**Short exercise:** Return all lines where the word "this" can be found.

**Recorded data:**

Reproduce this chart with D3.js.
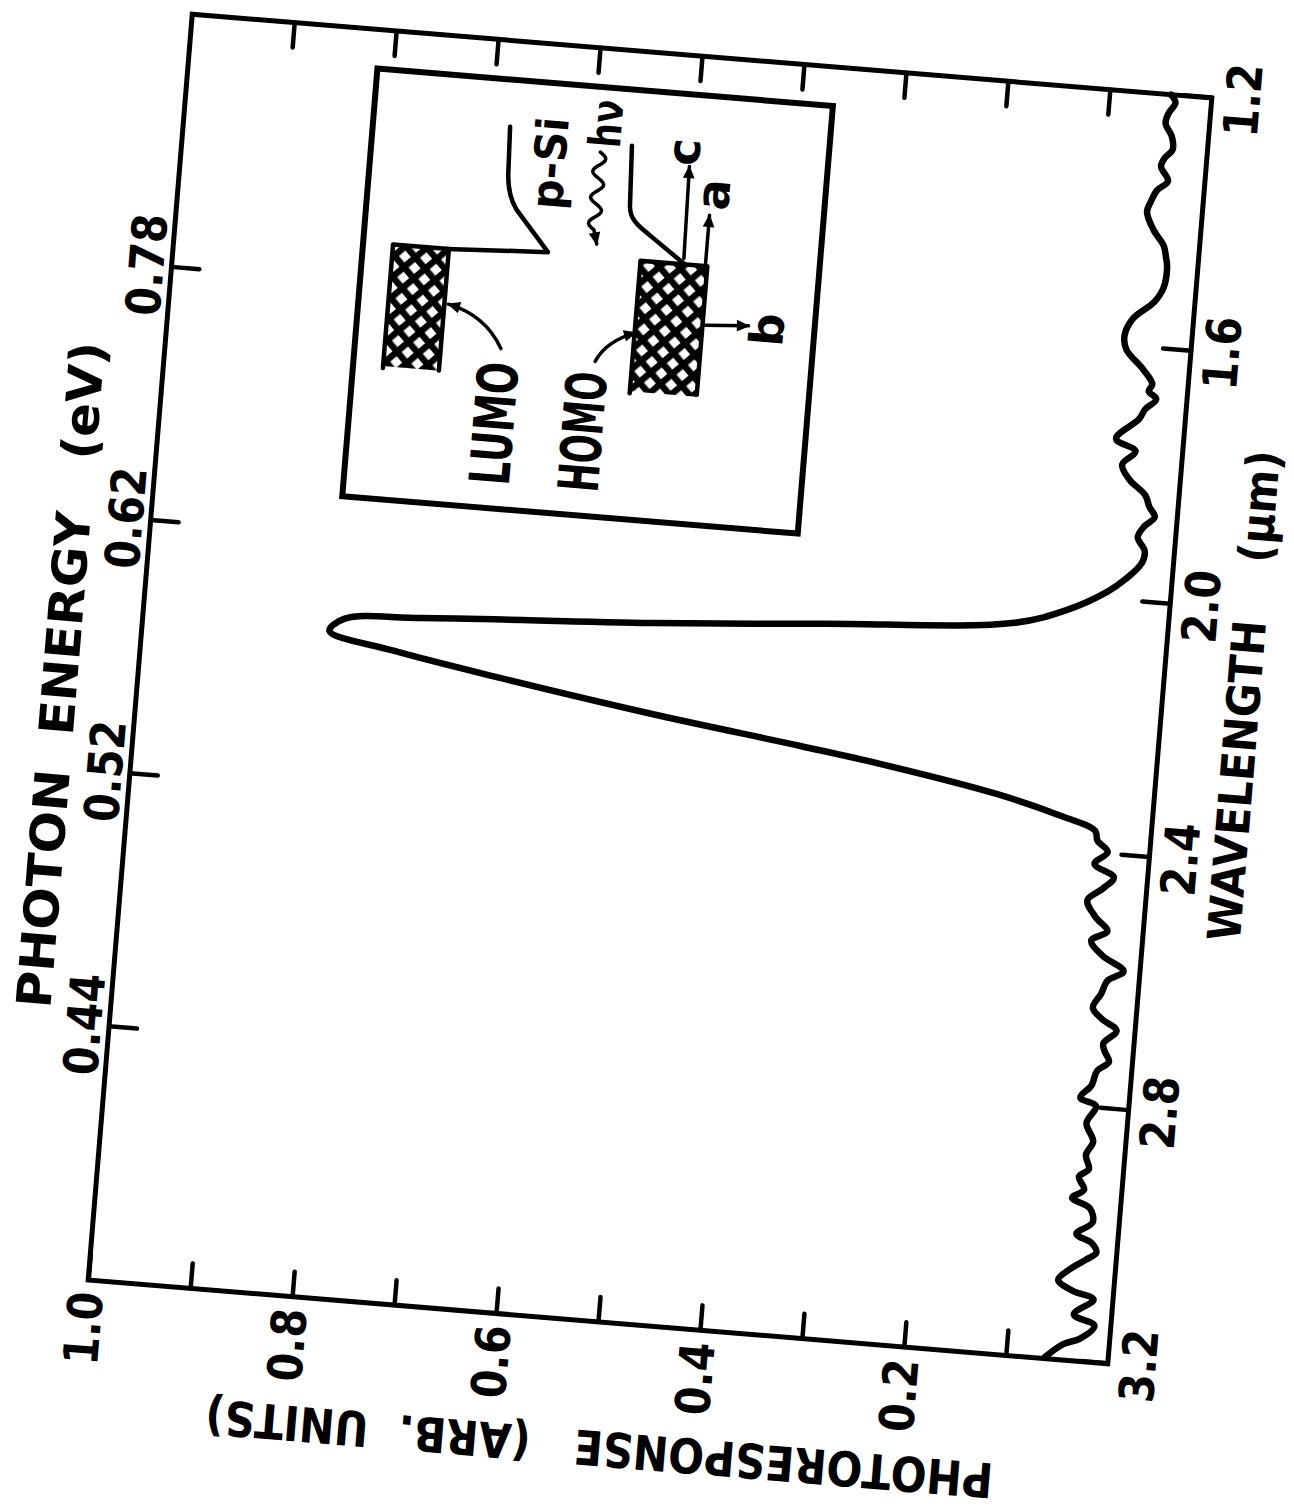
<!DOCTYPE html>
<html>
<head>
<meta charset="utf-8">
<script src="https://cdn.jsdelivr.net/npm/d3@7"></script>
<style>
  body { margin: 0; background: #fff; }
  text { font-family: "DejaVu Sans", sans-serif; font-weight: bold; fill: #000; }
</style>
</head>
<body>
<svg id="chart" width="1294" height="1512"></svg>
<script>
// photoresponse spectrum (wavelength in um, response in arb. units)
const wavelength = [
  1.200, 1.212, 1.230, 1.246, 1.265, 1.286, 1.300, 1.314, 1.336, 1.352,
  1.370, 1.387, 1.415, 1.438, 1.455, 1.471, 1.505, 1.528, 1.556, 1.584,
  1.606, 1.635, 1.657, 1.668, 1.680, 1.697, 1.713, 1.747, 1.764, 1.787,
  1.809, 1.832, 1.850, 1.865, 1.882, 1.899, 1.920, 1.939, 1.967, 1.988,
  2.022, 2.049, 2.075, 2.096, 2.118, 2.129, 2.150, 2.173, 2.202, 2.239,
  2.270, 2.288, 2.320, 2.345, 2.365, 2.380, 2.397, 2.417, 2.436, 2.455,
  2.475, 2.500, 2.521, 2.538, 2.560, 2.582, 2.599, 2.620, 2.643, 2.660,
  2.676, 2.698, 2.710, 2.726, 2.742, 2.765, 2.786, 2.797, 2.825, 2.853,
  2.875, 2.897, 2.910, 2.930, 2.944, 2.958, 2.980, 3.000, 3.013, 3.027,
  3.040, 3.057, 3.075, 3.090, 3.101, 3.127, 3.142, 3.164, 3.175, 3.198
];
const response = [
  0.040, 0.035, 0.041, 0.043, 0.036, 0.034, 0.041, 0.044, 0.036, 0.046,
  0.051, 0.054, 0.046, 0.035, 0.032, 0.030, 0.032, 0.040, 0.059, 0.066,
  0.063, 0.045, 0.035, 0.038, 0.030, 0.040, 0.045, 0.066, 0.046, 0.058,
  0.050, 0.033, 0.028, 0.022, 0.032, 0.037, 0.029, 0.031, 0.046, 0.062,
  0.100, 0.150, 0.335, 0.503, 0.728, 0.803, 0.817, 0.753, 0.647, 0.496,
  0.349, 0.269, 0.154, 0.092, 0.055, 0.052, 0.041, 0.053, 0.033, 0.043,
  0.057, 0.048, 0.035, 0.050, 0.038, 0.016, 0.031, 0.036, 0.043, 0.033,
  0.018, 0.030, 0.028, 0.023, 0.034, 0.038, 0.048, 0.032, 0.040, 0.032,
  0.038, 0.034, 0.043, 0.037, 0.048, 0.030, 0.026, 0.041, 0.025, 0.020,
  0.030, 0.045, 0.055, 0.040, 0.019, 0.037, 0.016, 0.029, 0.045, 0.062
];

// axis ticks and labels
const wlTicks = [1.2, 1.6, 2.0, 2.4, 2.8, 3.2];
const energyTickWl = [2.8, 2.4, 2.0, 1.6];
const energyLabels = ["0.44", "0.52", "0.62", "0.78"];
const respTicks = [0.1, 0.2, 0.3, 0.4, 0.5, 0.6, 0.7, 0.8, 0.9, 1.0];
const respLabels = ["", "0.2", "", "0.4", "", "0.6", "", "0.8", "", "1.0"];

const W = 1270, H = 1023;   // plot box before the page is turned
const svg = d3.select("#chart");
const defs = svg.append("defs");

// the whole figure is printed turned on its side (and a bit skewed by the scan)
const g = svg.append("g")
  .attr("transform", "translate(650,689) rotate(-85.3) translate(" + (-W / 2) + "," + (-H / 2) + ")");

const x = d3.scaleLinear().domain([3.2, 1.2]).range([0, W]);
const y = d3.scaleLinear().domain([0, 1]).range([H, 0]);

function squeeze(sel, k) {
  sel.each(function () {
    const len = this.getComputedTextLength();
    if (len > 0) d3.select(this).attr("textLength", len * k).attr("lengthAdjust", "spacingAndGlyphs");
  });
}

function styleAxis(ax) {
  ax.attr("font-size", 48).attr("font-family", null);
  ax.select(".domain").remove();
  ax.selectAll(".tick line").attr("stroke", "#000").attr("stroke-width", 4.5).attr("stroke-linecap", "round");
  squeeze(ax.selectAll(".tick text"), 0.86);
}

// left: photoresponse
g.append("g")
  .call(d3.axisLeft(y).tickValues(respTicks).tickFormat((d, i) => respLabels[i])
    .tickSizeInner(-25).tickSizeOuter(0).tickPadding(12))
  .call(styleAxis);

// right: same ticks, no labels
g.append("g")
  .attr("transform", "translate(" + W + ",0)")
  .call(d3.axisRight(y).tickValues(respTicks.slice(0, 9)).tickFormat("")
    .tickSizeInner(-25).tickSizeOuter(0))
  .call(styleAxis);

// bottom: wavelength
g.append("g")
  .attr("transform", "translate(0," + H + ")")
  .call(d3.axisBottom(x).tickValues(wlTicks).tickFormat(d3.format(".1f"))
    .tickSizeInner(-28).tickSizeOuter(0).tickPadding(14))
  .call(styleAxis);

// top: photon energy
g.append("g")
  .call(d3.axisTop(x).tickValues(energyTickWl).tickFormat((d, i) => energyLabels[i])
    .tickSizeInner(-28).tickSizeOuter(0).tickPadding(8))
  .call(styleAxis);

// frame
g.append("rect")
  .attr("width", W).attr("height", H)
  .attr("fill", "none").attr("stroke", "#000").attr("stroke-width", 5);

// axis titles
g.append("text")
  .attr("x", 601).attr("y", -60)
  .attr("text-anchor", "middle").attr("font-size", 48)
  .attr("textLength", 668).attr("lengthAdjust", "spacingAndGlyphs")
  .text("PHOTON\u00a0\u00a0ENERGY\u00a0\u00a0\u00a0(eV)");

g.append("text")
  .attr("x", 677).attr("y", 1120)
  .attr("text-anchor", "middle").attr("font-size", 46)
  .attr("textLength", 492).attr("lengthAdjust", "spacingAndGlyphs")
  .text("WAVELENGTH\u00a0\u00a0\u00a0\u00a0(\u03bcm)");

g.append("text")
  .attr("transform", "translate(-109,523) rotate(-90)")
  .attr("text-anchor", "middle").attr("font-size", 48)
  .attr("textLength", 790).attr("lengthAdjust", "spacingAndGlyphs")
  .text("PHOTORESPONSE\u00a0\u00a0\u00a0(ARB.\u00a0\u00a0UNITS)");

// spectrum
const line = d3.line()
  .x((d, i) => x(wavelength[i]))
  .y((d, i) => y(response[i]))
  .curve(d3.curveCatmullRom.alpha(0.5));

g.append("path")
  .datum(response)
  .attr("d", line)
  .attr("fill", "none").attr("stroke", "#000")
  .attr("stroke-width", 6.5).attr("stroke-linejoin", "round").attr("stroke-linecap", "round");

// ---- inset: band diagram ----
const mesh = defs.append("pattern").attr("id", "mesh")
  .attr("patternUnits", "userSpaceOnUse").attr("width", 15).attr("height", 15)
  .attr("patternTransform", "rotate(45)");
mesh.append("rect").attr("width", 15).attr("height", 15).attr("fill", "#000");
mesh.append("rect").attr("x", 3.5).attr("y", 3.5).attr("width", 8.5).attr("height", 8.5).attr("fill", "#fff");

defs.append("marker").attr("id", "head")
  .attr("viewBox", "0 0 10 10").attr("refX", 9).attr("refY", 5)
  .attr("markerUnits", "userSpaceOnUse").attr("markerWidth", 16).attr("markerHeight", 13)
  .attr("orient", "auto")
  .append("path").attr("d", "M0,0.5 L10,5 L0,9.5 Z").attr("fill", "#000");

const inset = g.append("g").attr("transform", "translate(802,189)");

inset.append("rect")
  .attr("width", 429).attr("height", 457)
  .attr("fill", "#fff").attr("stroke", "#000").attr("stroke-width", 6);

const thin = { fill: "none", stroke: "#000", "stroke-width": 4.5, "stroke-linecap": "round", "stroke-linejoin": "round" };
function stroke(sel) { Object.entries(thin).forEach(([k, v]) => sel.attr(k, v)); return sel; }

// LUMO and HOMO blocks
inset.append("path").attr("d", "M133,30 H255 V86 H133 Z").attr("fill", "url(#mesh)");
stroke(inset.append("path").attr("d", "M131,30 H255 V86 H133"));
inset.append("path").attr("d", "M128,278 H259 V345 H128 Z").attr("fill", "url(#mesh)");
stroke(inset.append("path").attr("d", "M126,278 H259 V345 H130"));

// p-Si band edges
stroke(inset.append("path").attr("d", "M255,84 L260,185 L300,150 Q314,140 336,139 L382,137"));
stroke(inset.append("path").attr("d", "M373,260 L312,263 C300,264 294,272 286,284 L260,321"));

// arrows
const arrows = [
  "M160,146 Q192,128 200,90",
  "M155,241 Q176,250 187,279",
  "M265,321 L357,319",
  "M260,343 L310,343",
  "M200,347 L203,391"
];
arrows.forEach(d => stroke(inset.append("path").attr("d", d))
  .attr("stroke-width", 3.5).attr("marker-end", "url(#head)"));

// wavy photon arrow
const wave = d3.range(0, 79, 2).map(t => [364 - t, 229 + 6 * Math.sin(t / 26 * 2 * Math.PI)]);
wave.push([272, 233]);
stroke(inset.append("path").attr("d", d3.line()(wave))).attr("stroke-width", 3.5).attr("marker-end", "url(#head)");

// inset labels
const lbl = [
  { t: "LUMO", x: 85, y: 165, s: 56, w: 123 },
  { t: "HOMO", x: 84, y: 254, s: 56, w: 120 },
  { t: "p-Si", x: 349, y: 195, s: 44, w: 92 },
  { t: "h\u03bd", x: 393, y: 248, s: 44, w: 48 },
  { t: "c", x: 371, y: 328, s: 46, w: 0 },
  { t: "a", x: 331, y: 361, s: 46, w: 0 },
  { t: "b", x: 201, y: 426, s: 46, w: 0 }
];
lbl.forEach(d => {
  const t = inset.append("text")
    .attr("x", d.x).attr("y", d.y)
    .attr("text-anchor", "middle").attr("font-size", d.s)
    .text(d.t);
  if (d.w) t.attr("textLength", d.w).attr("lengthAdjust", "spacingAndGlyphs");
});
</script>
</body>
</html>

**Answer to the task:**
Reproduce this chart with D3.js.
    const len = this.getComputedTextLength();
    if (len > 0) d3.select(this).attr("textLength", len * k).attr("lengthAdjust", "spacingAndGlyphs");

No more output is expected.